>>>

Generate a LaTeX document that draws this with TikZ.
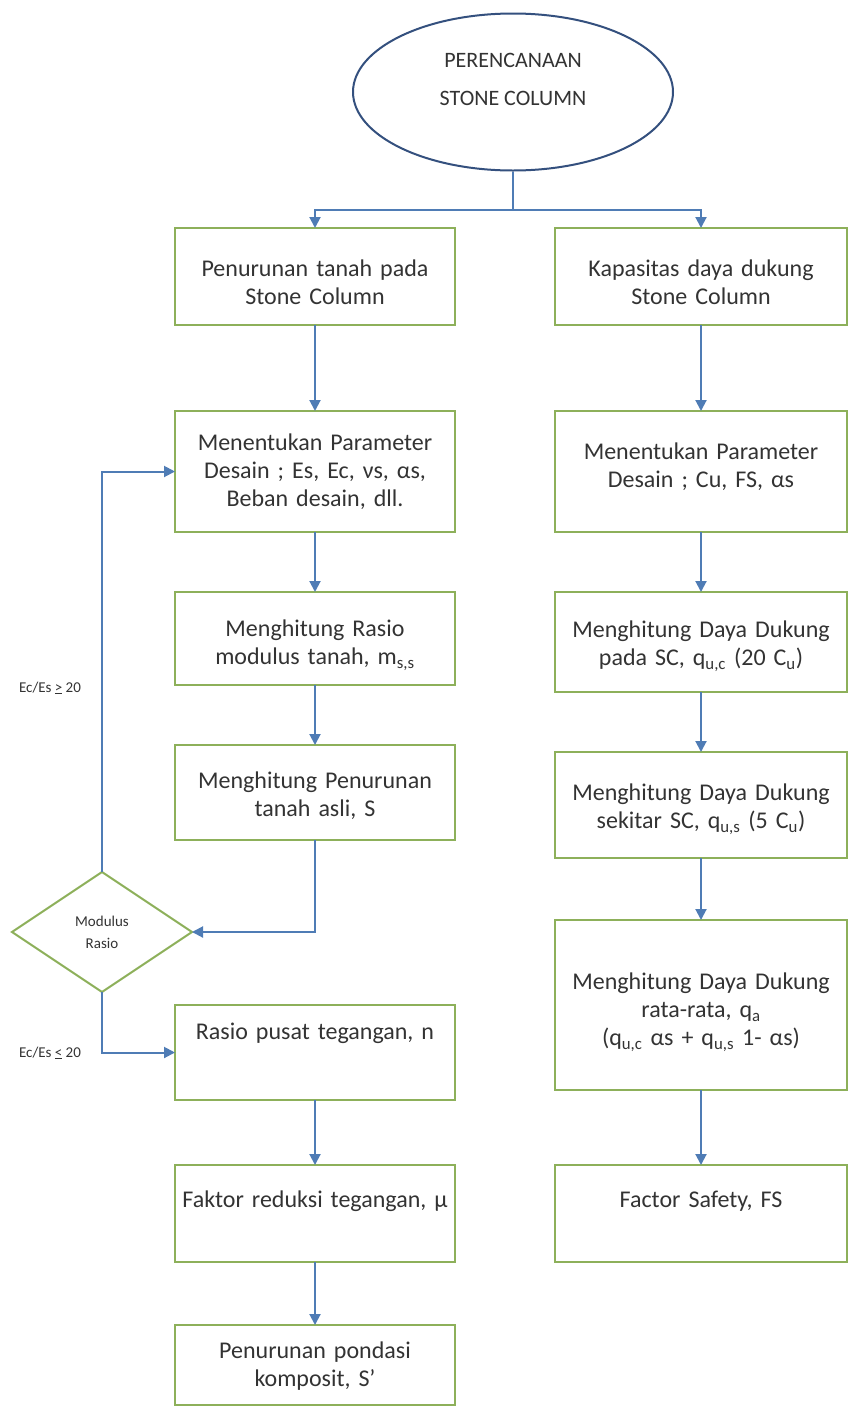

<<<
>>>

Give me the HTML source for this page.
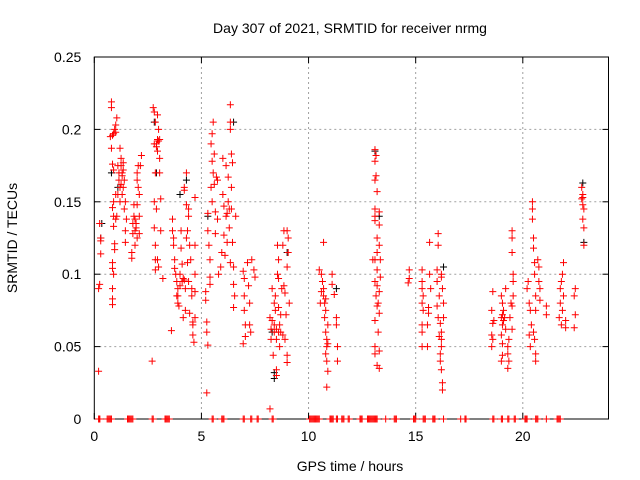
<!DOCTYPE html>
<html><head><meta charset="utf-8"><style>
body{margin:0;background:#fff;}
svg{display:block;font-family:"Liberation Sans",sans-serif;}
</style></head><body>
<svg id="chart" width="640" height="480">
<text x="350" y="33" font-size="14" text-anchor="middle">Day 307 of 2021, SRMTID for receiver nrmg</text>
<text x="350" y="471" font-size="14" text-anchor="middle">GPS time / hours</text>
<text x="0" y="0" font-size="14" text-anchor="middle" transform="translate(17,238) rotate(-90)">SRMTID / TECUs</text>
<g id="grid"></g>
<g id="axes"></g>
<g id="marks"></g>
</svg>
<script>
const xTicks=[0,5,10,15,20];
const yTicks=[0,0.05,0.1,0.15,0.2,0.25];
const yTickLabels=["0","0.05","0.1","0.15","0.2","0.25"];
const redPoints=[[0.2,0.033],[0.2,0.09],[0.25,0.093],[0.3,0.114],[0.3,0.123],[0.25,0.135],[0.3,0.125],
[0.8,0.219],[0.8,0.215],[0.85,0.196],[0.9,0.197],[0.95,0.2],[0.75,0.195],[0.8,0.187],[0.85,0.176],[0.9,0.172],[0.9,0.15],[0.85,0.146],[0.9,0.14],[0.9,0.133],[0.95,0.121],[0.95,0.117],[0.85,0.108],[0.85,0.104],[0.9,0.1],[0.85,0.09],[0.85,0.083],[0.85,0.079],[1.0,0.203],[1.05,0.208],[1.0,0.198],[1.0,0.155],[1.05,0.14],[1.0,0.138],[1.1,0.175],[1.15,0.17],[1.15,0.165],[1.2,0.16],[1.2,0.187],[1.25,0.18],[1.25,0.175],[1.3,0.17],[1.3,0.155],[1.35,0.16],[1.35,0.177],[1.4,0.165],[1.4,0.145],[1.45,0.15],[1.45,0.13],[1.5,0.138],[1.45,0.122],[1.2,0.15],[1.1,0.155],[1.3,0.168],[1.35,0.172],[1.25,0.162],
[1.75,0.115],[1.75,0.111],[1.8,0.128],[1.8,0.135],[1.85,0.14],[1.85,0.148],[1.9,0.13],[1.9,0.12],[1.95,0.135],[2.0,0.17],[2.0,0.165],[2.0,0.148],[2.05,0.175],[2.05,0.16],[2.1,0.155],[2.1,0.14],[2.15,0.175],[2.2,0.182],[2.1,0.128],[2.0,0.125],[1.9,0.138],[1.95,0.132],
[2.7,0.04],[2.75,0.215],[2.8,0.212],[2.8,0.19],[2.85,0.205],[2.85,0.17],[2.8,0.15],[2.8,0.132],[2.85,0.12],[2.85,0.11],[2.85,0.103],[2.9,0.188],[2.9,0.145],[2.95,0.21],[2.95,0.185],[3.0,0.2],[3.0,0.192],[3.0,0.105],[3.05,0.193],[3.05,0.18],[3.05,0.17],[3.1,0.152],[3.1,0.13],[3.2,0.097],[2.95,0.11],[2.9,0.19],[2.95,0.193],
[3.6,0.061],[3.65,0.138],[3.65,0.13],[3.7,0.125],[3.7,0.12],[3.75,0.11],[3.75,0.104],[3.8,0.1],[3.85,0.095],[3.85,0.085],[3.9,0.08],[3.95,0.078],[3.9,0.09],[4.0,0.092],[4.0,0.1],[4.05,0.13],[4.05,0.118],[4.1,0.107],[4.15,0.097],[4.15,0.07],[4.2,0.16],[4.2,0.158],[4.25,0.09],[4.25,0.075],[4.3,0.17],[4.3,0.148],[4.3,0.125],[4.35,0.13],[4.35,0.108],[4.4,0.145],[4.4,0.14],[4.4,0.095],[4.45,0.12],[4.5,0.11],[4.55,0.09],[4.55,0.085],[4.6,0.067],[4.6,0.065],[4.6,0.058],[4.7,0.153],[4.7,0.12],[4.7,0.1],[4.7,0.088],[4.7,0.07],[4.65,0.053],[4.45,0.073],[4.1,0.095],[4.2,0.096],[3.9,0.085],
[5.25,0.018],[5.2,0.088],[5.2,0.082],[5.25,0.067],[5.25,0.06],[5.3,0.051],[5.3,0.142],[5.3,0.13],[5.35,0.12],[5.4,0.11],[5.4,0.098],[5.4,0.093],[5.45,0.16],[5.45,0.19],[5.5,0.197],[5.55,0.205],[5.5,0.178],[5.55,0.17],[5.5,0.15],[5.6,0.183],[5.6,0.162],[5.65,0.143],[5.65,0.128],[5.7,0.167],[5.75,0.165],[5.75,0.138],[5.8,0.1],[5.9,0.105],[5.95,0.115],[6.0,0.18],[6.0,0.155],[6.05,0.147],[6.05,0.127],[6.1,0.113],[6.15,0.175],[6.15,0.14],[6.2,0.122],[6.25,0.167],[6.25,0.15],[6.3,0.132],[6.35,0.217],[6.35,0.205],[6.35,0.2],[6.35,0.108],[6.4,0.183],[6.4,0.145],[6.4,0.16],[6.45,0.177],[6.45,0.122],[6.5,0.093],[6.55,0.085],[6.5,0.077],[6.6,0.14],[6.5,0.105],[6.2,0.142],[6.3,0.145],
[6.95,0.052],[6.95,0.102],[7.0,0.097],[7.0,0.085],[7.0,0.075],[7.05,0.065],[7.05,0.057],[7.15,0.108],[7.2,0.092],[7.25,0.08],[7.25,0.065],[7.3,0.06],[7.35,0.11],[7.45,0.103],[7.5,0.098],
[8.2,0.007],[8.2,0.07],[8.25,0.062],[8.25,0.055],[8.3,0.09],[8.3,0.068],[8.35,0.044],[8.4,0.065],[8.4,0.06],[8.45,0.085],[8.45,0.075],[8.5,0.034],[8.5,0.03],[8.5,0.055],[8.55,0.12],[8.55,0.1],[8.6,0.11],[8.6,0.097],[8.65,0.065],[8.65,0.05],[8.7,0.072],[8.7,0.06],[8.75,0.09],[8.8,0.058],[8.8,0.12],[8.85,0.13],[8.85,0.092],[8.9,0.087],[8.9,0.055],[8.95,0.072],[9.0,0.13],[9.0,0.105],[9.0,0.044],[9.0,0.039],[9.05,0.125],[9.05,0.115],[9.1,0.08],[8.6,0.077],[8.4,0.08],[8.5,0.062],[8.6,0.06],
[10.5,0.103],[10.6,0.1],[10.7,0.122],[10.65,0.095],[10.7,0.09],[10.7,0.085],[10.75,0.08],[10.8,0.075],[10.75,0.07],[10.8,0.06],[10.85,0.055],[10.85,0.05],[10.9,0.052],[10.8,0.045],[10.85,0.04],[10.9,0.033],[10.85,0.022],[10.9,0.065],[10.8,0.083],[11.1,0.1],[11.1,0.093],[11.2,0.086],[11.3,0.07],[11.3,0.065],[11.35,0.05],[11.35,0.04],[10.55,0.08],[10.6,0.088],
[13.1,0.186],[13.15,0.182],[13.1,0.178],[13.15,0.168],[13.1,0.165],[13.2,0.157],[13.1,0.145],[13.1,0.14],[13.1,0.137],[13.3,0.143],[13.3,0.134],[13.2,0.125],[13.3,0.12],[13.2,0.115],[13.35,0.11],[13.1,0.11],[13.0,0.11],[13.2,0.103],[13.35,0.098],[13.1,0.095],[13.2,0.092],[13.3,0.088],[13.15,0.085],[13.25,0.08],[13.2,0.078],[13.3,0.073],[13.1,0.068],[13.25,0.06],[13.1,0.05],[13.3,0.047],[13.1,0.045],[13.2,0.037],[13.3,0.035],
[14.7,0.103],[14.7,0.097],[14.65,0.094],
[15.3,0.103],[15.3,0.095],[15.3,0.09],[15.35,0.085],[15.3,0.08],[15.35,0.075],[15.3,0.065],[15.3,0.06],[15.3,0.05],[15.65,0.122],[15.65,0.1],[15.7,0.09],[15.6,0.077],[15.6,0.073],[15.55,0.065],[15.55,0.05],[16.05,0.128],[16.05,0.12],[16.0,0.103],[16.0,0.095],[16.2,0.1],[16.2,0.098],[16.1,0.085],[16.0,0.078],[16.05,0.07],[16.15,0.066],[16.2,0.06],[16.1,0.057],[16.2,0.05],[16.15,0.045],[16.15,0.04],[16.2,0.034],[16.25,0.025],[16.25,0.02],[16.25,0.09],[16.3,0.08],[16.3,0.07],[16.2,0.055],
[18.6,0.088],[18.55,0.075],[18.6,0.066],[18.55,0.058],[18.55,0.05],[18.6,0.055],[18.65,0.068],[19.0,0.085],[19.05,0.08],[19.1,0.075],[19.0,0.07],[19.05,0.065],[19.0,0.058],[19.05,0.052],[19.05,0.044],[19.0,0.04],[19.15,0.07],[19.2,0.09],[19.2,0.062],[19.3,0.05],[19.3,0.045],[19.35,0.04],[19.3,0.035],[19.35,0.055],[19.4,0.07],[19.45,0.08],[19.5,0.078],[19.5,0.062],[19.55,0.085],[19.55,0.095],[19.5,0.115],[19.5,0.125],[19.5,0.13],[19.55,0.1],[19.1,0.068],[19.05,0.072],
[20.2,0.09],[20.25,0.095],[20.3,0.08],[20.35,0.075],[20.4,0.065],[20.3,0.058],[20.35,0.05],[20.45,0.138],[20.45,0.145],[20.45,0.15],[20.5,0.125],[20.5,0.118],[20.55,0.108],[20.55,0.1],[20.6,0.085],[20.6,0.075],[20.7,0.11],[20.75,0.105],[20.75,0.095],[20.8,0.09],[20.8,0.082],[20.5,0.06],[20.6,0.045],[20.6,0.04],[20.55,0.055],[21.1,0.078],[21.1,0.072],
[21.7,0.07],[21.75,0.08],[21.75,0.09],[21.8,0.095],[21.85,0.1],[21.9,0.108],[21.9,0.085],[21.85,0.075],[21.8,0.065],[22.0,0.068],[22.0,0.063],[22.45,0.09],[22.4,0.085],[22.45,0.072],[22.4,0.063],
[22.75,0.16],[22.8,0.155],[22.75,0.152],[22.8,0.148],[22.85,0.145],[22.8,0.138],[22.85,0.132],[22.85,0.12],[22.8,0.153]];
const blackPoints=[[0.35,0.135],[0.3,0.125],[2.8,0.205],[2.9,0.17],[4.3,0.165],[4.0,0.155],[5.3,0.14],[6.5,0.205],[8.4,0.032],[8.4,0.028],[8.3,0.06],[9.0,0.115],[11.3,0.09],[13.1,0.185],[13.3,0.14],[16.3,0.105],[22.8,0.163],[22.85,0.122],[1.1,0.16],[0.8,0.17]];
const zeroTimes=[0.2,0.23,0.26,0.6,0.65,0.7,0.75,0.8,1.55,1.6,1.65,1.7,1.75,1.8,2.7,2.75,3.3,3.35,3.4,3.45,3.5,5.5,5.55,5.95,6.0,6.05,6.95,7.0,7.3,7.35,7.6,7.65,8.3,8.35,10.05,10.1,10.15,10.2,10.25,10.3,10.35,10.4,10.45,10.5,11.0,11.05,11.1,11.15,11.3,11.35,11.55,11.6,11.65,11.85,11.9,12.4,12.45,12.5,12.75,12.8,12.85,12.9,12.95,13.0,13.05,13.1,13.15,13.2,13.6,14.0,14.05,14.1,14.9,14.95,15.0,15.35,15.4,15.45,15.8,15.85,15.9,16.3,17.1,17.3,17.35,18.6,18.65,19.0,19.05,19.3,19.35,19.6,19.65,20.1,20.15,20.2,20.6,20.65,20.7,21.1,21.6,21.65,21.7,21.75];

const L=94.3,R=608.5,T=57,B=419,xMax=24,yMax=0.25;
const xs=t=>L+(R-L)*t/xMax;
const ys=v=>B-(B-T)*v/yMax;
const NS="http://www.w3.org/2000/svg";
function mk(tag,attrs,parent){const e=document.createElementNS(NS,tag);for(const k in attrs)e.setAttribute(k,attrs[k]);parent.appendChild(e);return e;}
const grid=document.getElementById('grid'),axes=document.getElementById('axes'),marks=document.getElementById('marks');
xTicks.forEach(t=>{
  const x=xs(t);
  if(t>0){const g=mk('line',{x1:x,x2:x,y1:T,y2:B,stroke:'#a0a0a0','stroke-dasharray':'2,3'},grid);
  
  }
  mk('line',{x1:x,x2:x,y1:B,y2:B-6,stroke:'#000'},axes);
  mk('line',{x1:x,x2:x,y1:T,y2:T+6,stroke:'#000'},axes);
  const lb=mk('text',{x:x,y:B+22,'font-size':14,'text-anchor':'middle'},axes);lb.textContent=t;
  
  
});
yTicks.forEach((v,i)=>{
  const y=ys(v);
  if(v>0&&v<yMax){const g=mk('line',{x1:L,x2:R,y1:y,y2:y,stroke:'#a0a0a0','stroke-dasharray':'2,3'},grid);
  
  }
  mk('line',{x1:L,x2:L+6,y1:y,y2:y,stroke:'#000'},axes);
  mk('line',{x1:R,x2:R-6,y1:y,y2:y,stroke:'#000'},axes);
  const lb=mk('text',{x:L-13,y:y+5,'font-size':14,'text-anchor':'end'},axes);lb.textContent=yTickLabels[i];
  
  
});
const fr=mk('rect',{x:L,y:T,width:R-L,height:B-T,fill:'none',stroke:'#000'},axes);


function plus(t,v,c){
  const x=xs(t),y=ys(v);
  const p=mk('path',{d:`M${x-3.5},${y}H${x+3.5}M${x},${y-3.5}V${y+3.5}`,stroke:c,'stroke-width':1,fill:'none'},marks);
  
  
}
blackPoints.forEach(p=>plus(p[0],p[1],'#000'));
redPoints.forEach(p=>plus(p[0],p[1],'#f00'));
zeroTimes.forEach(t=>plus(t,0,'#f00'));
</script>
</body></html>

<<<
>>>

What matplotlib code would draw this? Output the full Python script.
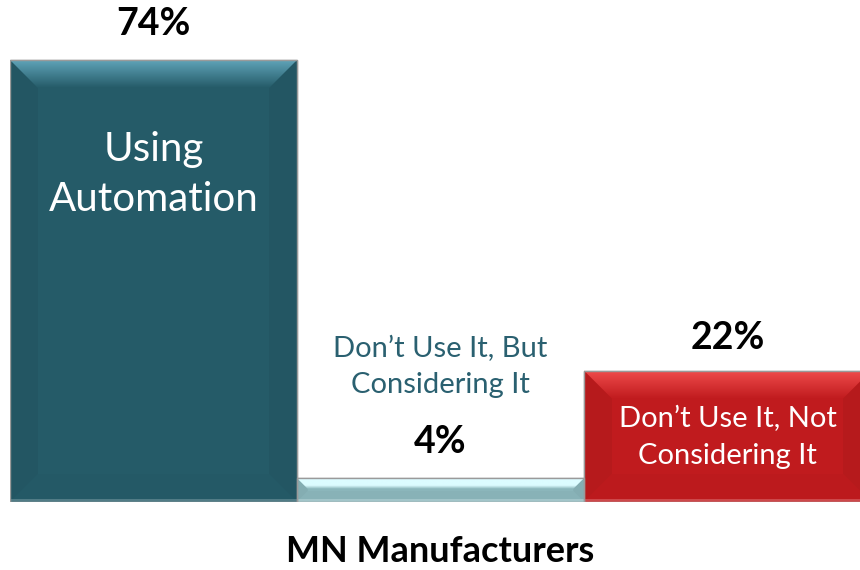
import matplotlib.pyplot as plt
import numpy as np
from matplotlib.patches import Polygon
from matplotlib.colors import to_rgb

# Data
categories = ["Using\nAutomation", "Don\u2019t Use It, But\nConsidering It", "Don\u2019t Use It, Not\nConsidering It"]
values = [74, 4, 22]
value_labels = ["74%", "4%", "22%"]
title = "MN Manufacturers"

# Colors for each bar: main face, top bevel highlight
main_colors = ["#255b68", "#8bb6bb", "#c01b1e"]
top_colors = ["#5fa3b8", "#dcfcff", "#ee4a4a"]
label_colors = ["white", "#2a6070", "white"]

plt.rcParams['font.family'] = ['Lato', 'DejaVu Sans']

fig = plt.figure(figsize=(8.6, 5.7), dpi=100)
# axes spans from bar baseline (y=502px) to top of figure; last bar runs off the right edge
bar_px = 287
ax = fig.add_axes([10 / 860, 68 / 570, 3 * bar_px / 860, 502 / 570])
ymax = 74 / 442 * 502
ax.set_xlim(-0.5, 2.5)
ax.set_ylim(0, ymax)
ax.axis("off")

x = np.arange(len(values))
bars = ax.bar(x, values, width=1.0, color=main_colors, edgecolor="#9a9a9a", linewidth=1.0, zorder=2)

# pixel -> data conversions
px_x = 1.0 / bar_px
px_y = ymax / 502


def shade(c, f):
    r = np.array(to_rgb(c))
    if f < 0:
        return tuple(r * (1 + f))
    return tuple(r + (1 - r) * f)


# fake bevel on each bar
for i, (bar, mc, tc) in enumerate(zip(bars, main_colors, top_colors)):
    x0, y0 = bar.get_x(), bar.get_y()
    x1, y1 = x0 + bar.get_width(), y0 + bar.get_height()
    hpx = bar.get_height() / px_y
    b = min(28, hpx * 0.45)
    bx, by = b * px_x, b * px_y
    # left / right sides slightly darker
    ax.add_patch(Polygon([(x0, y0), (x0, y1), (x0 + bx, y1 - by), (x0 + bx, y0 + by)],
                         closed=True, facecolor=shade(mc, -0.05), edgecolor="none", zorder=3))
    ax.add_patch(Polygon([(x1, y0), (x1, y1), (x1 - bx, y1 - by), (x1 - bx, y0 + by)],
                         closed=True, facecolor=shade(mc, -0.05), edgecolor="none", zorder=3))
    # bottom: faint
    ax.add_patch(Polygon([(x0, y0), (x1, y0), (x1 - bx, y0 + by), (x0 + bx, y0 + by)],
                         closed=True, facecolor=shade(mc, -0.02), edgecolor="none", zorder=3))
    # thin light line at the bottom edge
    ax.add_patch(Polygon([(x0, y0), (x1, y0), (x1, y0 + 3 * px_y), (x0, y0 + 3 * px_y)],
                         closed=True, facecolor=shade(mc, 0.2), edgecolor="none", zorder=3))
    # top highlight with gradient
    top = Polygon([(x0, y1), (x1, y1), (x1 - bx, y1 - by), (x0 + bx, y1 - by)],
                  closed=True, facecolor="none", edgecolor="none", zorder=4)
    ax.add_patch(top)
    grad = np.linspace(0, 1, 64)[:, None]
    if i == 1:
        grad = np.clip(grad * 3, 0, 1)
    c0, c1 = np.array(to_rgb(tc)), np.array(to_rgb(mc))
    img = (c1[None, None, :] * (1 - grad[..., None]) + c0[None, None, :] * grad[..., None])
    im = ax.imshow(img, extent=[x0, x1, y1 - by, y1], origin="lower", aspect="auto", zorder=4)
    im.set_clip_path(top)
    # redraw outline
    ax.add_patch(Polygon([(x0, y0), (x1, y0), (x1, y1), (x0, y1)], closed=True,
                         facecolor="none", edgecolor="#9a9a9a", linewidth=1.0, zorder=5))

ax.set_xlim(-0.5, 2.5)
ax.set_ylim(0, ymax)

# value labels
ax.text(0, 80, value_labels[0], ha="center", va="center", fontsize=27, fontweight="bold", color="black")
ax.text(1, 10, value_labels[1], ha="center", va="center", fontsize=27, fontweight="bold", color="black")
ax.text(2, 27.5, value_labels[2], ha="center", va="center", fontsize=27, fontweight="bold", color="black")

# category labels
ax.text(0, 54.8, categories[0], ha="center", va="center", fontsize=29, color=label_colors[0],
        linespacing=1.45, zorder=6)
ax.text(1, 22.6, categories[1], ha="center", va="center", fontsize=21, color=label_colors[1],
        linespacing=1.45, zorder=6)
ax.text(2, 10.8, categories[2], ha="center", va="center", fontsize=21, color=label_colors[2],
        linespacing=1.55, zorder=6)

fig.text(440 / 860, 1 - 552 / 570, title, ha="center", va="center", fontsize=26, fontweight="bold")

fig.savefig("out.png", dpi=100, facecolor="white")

<<<

§ **TASK TO CARRY OUT**: Extract each line holding the word "this" from the records.

§ **SOLUTION TO THE EXERCISE**:
Generate a LaTeX document that draws this with TikZ.
Give me the HTML source for this page.
What matplotlib code would draw this? Output the full Python script.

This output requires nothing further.